__Problem statement__
Look below for the line containing "Rebuild this diagram"; from there through the line containing "(0,0) rectangle (1146,644);", both lines included, please set down each line exactly and nothing else.

__Dataset records__
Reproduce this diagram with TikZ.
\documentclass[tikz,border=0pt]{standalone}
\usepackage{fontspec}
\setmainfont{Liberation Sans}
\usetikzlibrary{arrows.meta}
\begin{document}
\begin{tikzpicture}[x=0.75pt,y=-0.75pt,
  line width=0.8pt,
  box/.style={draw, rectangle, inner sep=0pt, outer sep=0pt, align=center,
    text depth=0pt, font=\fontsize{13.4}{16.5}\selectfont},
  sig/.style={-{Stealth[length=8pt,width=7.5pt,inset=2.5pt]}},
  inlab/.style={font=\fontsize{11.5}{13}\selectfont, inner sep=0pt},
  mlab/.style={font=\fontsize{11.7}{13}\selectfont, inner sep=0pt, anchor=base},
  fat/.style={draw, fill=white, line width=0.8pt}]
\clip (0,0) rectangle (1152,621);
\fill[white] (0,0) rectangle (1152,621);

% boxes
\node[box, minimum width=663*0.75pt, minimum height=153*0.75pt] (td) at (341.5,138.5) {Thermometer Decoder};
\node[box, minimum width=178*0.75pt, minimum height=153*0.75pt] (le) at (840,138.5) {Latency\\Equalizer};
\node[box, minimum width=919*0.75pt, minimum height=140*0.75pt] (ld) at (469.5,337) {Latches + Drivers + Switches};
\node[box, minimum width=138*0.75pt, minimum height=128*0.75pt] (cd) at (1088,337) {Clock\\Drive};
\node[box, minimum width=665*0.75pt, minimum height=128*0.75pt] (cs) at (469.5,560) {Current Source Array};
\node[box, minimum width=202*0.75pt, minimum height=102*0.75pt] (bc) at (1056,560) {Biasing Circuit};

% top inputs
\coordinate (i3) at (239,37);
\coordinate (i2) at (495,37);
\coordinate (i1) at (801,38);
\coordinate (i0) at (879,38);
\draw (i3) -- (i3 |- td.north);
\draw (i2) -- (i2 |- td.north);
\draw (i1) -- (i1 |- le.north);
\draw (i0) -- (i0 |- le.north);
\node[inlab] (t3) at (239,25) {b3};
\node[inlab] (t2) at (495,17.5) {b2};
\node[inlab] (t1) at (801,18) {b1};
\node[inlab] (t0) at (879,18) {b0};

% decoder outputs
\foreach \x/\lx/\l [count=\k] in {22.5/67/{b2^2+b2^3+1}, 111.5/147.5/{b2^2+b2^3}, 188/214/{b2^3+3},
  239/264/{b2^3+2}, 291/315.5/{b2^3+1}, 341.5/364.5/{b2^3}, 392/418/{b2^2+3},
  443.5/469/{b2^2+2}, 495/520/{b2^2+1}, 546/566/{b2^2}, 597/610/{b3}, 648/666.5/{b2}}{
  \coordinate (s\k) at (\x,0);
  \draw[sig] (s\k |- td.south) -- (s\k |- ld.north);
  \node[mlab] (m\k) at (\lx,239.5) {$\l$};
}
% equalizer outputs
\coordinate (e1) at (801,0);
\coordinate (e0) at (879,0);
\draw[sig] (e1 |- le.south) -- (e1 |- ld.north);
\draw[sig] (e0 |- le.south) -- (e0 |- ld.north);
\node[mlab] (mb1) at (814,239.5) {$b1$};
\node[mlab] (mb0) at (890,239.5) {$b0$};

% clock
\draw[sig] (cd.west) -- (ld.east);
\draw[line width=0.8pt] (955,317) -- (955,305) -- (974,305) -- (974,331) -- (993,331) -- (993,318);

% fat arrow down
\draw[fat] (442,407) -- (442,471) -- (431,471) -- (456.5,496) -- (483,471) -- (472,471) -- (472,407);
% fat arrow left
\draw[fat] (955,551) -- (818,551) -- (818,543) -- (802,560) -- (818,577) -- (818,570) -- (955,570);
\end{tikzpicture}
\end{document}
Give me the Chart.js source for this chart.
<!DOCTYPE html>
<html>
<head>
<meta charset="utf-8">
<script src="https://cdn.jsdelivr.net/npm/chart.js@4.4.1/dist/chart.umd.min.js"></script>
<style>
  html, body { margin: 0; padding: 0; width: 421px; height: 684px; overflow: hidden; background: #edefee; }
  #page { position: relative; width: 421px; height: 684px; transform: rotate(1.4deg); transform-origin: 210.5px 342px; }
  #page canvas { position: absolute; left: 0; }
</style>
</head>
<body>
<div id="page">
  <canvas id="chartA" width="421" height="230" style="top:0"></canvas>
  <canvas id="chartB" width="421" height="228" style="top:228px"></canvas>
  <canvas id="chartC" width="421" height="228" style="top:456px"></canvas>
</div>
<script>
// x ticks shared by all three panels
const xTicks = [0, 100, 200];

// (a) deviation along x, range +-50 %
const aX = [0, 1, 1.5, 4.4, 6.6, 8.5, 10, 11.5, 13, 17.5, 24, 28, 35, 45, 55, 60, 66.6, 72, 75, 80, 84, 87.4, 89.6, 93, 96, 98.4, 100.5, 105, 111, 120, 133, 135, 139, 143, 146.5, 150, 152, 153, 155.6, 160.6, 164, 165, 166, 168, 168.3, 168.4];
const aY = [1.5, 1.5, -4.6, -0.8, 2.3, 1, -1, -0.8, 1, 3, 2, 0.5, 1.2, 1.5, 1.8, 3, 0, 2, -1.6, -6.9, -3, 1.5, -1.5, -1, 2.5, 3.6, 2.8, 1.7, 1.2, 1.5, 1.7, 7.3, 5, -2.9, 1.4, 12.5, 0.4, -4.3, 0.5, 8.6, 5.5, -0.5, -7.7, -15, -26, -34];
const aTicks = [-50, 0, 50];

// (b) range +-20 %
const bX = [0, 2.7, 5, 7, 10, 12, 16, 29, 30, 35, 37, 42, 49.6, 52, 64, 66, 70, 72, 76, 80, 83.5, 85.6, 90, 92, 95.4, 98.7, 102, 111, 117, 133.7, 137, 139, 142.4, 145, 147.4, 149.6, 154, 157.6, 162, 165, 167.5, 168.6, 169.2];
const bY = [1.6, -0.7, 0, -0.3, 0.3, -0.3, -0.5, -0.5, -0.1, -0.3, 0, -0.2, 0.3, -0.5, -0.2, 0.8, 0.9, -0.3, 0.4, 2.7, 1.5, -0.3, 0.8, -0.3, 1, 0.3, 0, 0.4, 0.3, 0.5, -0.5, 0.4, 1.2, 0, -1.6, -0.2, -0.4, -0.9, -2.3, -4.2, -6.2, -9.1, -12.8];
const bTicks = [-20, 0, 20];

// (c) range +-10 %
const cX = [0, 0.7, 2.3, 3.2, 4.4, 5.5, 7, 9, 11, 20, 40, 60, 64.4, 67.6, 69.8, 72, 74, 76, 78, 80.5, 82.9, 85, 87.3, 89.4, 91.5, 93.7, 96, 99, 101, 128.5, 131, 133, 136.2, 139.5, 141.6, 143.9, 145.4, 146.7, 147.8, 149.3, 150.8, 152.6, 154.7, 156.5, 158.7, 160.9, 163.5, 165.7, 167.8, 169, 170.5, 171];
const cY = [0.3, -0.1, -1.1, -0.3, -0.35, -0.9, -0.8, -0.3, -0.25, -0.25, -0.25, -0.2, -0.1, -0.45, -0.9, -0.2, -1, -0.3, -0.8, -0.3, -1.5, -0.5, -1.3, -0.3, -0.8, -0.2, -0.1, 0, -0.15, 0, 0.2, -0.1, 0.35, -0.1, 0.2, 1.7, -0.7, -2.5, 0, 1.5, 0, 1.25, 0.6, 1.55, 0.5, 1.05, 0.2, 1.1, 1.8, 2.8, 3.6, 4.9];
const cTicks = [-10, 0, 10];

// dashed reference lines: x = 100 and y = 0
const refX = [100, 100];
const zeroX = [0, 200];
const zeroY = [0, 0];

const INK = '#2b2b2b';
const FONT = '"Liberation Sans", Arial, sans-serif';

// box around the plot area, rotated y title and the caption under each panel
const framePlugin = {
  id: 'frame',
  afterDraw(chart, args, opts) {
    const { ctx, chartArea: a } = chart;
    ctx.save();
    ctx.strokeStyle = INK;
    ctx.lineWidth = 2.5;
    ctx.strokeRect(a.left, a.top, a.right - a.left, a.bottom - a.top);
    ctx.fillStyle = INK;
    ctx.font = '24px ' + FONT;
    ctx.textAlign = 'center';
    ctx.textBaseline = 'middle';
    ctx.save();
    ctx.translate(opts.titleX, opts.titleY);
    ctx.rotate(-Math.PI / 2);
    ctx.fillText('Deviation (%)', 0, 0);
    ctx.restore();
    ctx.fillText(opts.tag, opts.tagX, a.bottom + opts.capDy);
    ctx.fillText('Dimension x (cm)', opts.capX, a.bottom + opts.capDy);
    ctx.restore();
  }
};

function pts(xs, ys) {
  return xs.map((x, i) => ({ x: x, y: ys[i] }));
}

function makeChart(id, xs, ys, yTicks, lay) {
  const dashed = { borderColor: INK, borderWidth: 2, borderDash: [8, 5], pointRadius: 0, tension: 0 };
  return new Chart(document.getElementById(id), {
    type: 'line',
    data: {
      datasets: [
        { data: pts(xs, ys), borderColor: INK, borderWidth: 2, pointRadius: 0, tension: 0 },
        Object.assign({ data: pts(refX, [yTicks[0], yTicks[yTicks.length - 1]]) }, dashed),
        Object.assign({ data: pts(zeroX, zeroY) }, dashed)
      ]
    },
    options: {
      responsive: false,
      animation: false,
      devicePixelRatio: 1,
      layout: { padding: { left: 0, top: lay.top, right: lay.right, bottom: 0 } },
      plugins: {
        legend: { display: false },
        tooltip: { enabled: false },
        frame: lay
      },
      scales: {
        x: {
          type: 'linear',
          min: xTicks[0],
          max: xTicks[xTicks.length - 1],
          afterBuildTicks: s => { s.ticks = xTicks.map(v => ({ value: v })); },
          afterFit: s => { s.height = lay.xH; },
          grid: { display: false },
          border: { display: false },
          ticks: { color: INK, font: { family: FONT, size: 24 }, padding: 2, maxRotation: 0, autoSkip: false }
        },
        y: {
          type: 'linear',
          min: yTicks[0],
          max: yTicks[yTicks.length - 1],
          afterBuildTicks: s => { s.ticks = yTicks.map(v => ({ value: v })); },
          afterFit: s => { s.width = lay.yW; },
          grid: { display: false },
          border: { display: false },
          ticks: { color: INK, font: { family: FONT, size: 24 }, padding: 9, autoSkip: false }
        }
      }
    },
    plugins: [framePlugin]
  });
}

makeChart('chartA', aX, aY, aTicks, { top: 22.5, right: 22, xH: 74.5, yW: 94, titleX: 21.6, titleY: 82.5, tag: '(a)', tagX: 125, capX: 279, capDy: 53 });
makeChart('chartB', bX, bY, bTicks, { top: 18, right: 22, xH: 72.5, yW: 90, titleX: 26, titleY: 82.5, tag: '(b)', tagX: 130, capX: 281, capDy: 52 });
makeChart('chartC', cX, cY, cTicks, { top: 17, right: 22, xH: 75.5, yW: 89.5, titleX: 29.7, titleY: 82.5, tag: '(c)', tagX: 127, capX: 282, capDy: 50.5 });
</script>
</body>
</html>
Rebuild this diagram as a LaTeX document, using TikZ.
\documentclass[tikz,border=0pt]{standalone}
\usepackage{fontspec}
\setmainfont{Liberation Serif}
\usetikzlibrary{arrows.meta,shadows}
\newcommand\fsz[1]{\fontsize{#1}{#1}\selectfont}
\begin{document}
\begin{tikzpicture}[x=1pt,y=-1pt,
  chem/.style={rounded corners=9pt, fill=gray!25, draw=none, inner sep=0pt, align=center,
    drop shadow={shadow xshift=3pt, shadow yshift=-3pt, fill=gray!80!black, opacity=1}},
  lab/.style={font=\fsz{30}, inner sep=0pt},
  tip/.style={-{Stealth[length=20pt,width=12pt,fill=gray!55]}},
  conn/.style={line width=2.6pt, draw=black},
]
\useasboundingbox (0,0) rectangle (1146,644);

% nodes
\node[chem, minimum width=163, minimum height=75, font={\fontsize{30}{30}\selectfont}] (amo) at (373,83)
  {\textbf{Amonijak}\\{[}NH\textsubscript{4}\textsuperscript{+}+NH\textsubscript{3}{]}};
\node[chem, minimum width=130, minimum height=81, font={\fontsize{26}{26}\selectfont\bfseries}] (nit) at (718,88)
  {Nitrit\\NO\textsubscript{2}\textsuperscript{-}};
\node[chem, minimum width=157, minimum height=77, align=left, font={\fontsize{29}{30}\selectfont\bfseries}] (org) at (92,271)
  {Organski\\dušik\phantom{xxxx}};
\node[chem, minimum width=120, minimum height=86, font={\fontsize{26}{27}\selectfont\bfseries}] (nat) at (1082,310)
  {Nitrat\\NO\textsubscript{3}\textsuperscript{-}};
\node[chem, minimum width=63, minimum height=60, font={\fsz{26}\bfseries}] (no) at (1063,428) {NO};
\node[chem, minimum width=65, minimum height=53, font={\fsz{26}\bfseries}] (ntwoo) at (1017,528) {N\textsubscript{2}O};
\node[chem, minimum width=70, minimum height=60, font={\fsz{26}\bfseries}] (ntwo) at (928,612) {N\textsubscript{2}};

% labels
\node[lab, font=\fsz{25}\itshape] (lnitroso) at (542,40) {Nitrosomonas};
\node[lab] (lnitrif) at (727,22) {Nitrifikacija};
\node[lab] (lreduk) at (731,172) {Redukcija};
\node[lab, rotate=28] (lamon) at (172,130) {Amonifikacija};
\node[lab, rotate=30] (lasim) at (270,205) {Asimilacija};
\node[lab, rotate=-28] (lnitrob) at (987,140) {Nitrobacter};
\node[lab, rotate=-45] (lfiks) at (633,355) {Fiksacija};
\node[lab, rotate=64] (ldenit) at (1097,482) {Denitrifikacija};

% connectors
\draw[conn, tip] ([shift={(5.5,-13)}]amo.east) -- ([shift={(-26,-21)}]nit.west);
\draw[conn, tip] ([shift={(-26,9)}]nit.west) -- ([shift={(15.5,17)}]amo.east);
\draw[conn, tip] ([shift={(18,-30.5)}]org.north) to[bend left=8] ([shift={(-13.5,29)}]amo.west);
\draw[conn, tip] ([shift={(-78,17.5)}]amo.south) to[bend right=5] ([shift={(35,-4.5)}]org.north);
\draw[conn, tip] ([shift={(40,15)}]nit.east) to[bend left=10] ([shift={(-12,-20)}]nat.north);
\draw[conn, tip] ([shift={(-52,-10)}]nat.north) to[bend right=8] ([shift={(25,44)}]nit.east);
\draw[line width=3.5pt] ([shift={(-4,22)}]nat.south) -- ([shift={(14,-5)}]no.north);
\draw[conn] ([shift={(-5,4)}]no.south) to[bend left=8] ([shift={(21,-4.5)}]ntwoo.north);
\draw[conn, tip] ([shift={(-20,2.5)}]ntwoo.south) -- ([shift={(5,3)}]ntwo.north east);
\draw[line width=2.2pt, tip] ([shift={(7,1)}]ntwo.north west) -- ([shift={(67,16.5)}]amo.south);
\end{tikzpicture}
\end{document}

__Reply to the task__
Rebuild this diagram as a LaTeX document, using TikZ.
\documentclass[tikz,border=0pt]{standalone}
\usepackage{fontspec}
\setmainfont{Liberation Serif}
\usetikzlibrary{arrows.meta,shadows}
\newcommand\fsz[1]{\fontsize{#1}{#1}\selectfont}
\begin{document}
\begin{tikzpicture}[x=1pt,y=-1pt,
  chem/.style={rounded corners=9pt, fill=gray!25, draw=none, inner sep=0pt, align=center,
    drop shadow={shadow xshift=3pt, shadow yshift=-3pt, fill=gray!80!black, opacity=1}},
  lab/.style={font=\fsz{30}, inner sep=0pt},
  tip/.style={-{Stealth[length=20pt,width=12pt,fill=gray!55]}},
  conn/.style={line width=2.6pt, draw=black},
]
\useasboundingbox (0,0) rectangle (1146,644);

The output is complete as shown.